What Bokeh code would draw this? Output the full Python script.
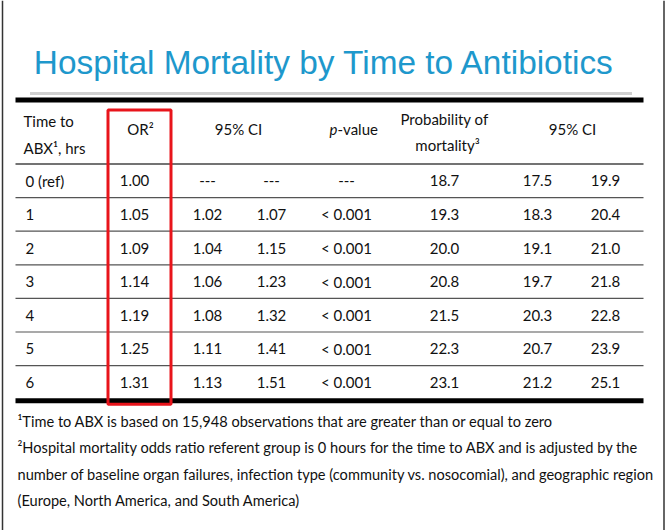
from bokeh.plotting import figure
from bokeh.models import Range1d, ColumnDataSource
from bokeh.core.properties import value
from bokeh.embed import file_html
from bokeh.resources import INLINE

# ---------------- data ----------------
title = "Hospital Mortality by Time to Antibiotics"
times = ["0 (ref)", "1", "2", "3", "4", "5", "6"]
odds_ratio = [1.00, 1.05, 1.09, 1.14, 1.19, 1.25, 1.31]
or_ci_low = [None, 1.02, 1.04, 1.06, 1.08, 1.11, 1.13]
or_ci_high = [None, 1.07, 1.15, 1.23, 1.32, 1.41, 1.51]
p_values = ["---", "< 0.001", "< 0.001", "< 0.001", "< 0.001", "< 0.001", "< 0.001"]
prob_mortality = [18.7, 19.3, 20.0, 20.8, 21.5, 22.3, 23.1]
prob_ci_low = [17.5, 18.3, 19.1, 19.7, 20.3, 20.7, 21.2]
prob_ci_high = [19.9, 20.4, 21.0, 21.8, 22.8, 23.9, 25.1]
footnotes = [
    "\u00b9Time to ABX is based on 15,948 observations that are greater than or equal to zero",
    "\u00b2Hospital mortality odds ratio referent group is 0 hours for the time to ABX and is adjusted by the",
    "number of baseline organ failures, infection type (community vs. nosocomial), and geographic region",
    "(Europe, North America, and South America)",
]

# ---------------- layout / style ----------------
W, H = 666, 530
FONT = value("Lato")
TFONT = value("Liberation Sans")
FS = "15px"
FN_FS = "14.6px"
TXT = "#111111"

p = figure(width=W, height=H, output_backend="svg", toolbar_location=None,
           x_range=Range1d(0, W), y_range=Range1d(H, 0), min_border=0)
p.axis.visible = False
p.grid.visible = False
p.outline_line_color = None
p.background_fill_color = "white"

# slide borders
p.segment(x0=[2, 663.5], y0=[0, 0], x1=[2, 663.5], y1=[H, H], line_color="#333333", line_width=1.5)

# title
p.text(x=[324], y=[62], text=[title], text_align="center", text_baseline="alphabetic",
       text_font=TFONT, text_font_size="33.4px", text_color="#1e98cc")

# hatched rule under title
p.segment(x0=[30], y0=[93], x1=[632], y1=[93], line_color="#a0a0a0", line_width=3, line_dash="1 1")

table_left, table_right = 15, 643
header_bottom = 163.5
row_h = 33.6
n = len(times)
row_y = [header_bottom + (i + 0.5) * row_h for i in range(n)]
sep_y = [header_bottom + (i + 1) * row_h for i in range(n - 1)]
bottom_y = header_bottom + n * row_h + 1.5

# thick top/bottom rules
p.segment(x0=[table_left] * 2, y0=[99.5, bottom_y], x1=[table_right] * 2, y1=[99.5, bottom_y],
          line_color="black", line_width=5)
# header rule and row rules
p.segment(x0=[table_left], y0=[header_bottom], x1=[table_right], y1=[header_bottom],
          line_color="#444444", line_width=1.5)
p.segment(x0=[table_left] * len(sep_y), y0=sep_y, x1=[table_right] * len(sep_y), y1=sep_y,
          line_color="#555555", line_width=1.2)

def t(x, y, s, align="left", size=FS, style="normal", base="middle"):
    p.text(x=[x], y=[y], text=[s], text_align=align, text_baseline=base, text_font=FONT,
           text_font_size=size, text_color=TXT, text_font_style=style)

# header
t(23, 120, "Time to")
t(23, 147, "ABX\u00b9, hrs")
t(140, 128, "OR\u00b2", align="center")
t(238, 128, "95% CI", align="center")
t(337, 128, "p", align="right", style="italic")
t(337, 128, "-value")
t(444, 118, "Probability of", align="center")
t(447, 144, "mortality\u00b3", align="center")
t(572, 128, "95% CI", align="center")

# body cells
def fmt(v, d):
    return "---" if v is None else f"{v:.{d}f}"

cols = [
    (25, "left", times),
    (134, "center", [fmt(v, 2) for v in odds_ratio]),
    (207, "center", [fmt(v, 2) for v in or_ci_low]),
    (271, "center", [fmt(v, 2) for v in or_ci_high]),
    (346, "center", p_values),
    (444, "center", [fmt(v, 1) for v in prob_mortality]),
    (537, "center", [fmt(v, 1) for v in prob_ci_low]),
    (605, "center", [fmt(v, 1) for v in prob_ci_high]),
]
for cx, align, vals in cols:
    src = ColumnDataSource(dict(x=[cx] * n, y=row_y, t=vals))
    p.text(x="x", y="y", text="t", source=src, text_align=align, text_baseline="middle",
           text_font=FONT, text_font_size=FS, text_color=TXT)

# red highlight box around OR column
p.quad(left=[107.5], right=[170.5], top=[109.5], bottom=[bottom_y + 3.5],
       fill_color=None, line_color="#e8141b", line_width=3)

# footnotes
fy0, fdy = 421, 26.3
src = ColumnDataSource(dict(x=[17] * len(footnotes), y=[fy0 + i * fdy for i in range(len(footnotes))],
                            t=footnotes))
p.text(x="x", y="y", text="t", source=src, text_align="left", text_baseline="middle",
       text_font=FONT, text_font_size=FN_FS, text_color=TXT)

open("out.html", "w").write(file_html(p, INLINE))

**WHAT IS ASKED:** Give the data above again in full and unchanged, skipping the pictures.

**CORRECT RESPONSE:**
What Bokeh code would draw this? Output the full Python script.
from bokeh.plotting import figure
from bokeh.models import Range1d, ColumnDataSource
from bokeh.core.properties import value
from bokeh.embed import file_html
from bokeh.resources import INLINE

# ---------------- data ----------------
title = "Hospital Mortality by Time to Antibiotics"
times = ["0 (ref)", "1", "2", "3", "4", "5", "6"]
odds_ratio = [1.00, 1.05, 1.09, 1.14, 1.19, 1.25, 1.31]
or_ci_low = [None, 1.02, 1.04, 1.06, 1.08, 1.11, 1.13]
or_ci_high = [None, 1.07, 1.15, 1.23, 1.32, 1.41, 1.51]
p_values = ["---", "< 0.001", "< 0.001", "< 0.001", "< 0.001", "< 0.001", "< 0.001"]
prob_mortality = [18.7, 19.3, 20.0, 20.8, 21.5, 22.3, 23.1]
prob_ci_low = [17.5, 18.3, 19.1, 19.7, 20.3, 20.7, 21.2]
prob_ci_high = [19.9, 20.4, 21.0, 21.8, 22.8, 23.9, 25.1]
footnotes = [
    "\u00b9Time to ABX is based on 15,948 observations that are greater than or equal to zero",
    "\u00b2Hospital mortality odds ratio referent group is 0 hours for the time to ABX and is adjusted by the",
    "number of baseline organ failures, infection type (community vs. nosocomial), and geographic region",
    "(Europe, North America, and South America)",
]

# ---------------- layout / style ----------------
W, H = 666, 530
FONT = value("Lato")
TFONT = value("Liberation Sans")
FS = "15px"
FN_FS = "14.6px"
TXT = "#111111"

p = figure(width=W, height=H, output_backend="svg", toolbar_location=None,
           x_range=Range1d(0, W), y_range=Range1d(H, 0), min_border=0)
p.axis.visible = False
p.grid.visible = False
p.outline_line_color = None
p.background_fill_color = "white"

# slide borders
p.segment(x0=[2, 663.5], y0=[0, 0], x1=[2, 663.5], y1=[H, H], line_color="#333333", line_width=1.5)

# title
p.text(x=[324], y=[62], text=[title], text_align="center", text_baseline="alphabetic",
       text_font=TFONT, text_font_size="33.4px", text_color="#1e98cc")

# hatched rule under title
p.segment(x0=[30], y0=[93], x1=[632], y1=[93], line_color="#a0a0a0", line_width=3, line_dash="1 1")

table_left, table_right = 15, 643
header_bottom = 163.5
row_h = 33.6
n = len(times)
row_y = [header_bottom + (i + 0.5) * row_h for i in range(n)]
sep_y = [header_bottom + (i + 1) * row_h for i in range(n - 1)]
bottom_y = header_bottom + n * row_h + 1.5

# thick top/bottom rules
p.segment(x0=[table_left] * 2, y0=[99.5, bottom_y], x1=[table_right] * 2, y1=[99.5, bottom_y],
          line_color="black", line_width=5)
# header rule and row rules
p.segment(x0=[table_left], y0=[header_bottom], x1=[table_right], y1=[header_bottom],
          line_color="#444444", line_width=1.5)
p.segment(x0=[table_left] * len(sep_y), y0=sep_y, x1=[table_right] * len(sep_y), y1=sep_y,
          line_color="#555555", line_width=1.2)

def t(x, y, s, align="left", size=FS, style="normal", base="middle"):
    p.text(x=[x], y=[y], text=[s], text_align=align, text_baseline=base, text_font=FONT,
           text_font_size=size, text_color=TXT, text_font_style=style)

# header
t(23, 120, "Time to")
t(23, 147, "ABX\u00b9, hrs")
t(140, 128, "OR\u00b2", align="center")
t(238, 128, "95% CI", align="center")
t(337, 128, "p", align="right", style="italic")
t(337, 128, "-value")
t(444, 118, "Probability of", align="center")
t(447, 144, "mortality\u00b3", align="center")
t(572, 128, "95% CI", align="center")

# body cells
def fmt(v, d):
    return "---" if v is None else f"{v:.{d}f}"

cols = [
    (25, "left", times),
    (134, "center", [fmt(v, 2) for v in odds_ratio]),
    (207, "center", [fmt(v, 2) for v in or_ci_low]),
    (271, "center", [fmt(v, 2) for v in or_ci_high]),
    (346, "center", p_values),
    (444, "center", [fmt(v, 1) for v in prob_mortality]),
    (537, "center", [fmt(v, 1) for v in prob_ci_low]),
    (605, "center", [fmt(v, 1) for v in prob_ci_high]),
]
for cx, align, vals in cols:
    src = ColumnDataSource(dict(x=[cx] * n, y=row_y, t=vals))
    p.text(x="x", y="y", text="t", source=src, text_align=align, text_baseline="middle",
           text_font=FONT, text_font_size=FS, text_color=TXT)

# red highlight box around OR column
p.quad(left=[107.5], right=[170.5], top=[109.5], bottom=[bottom_y + 3.5],
       fill_color=None, line_color="#e8141b", line_width=3)

# footnotes
fy0, fdy = 421, 26.3
src = ColumnDataSource(dict(x=[17] * len(footnotes), y=[fy0 + i * fdy for i in range(len(footnotes))],
                            t=footnotes))
p.text(x="x", y="y", text="t", source=src, text_align="left", text_baseline="middle",
       text_font=FONT, text_font_size=FN_FS, text_color=TXT)

open("out.html", "w").write(file_html(p, INLINE))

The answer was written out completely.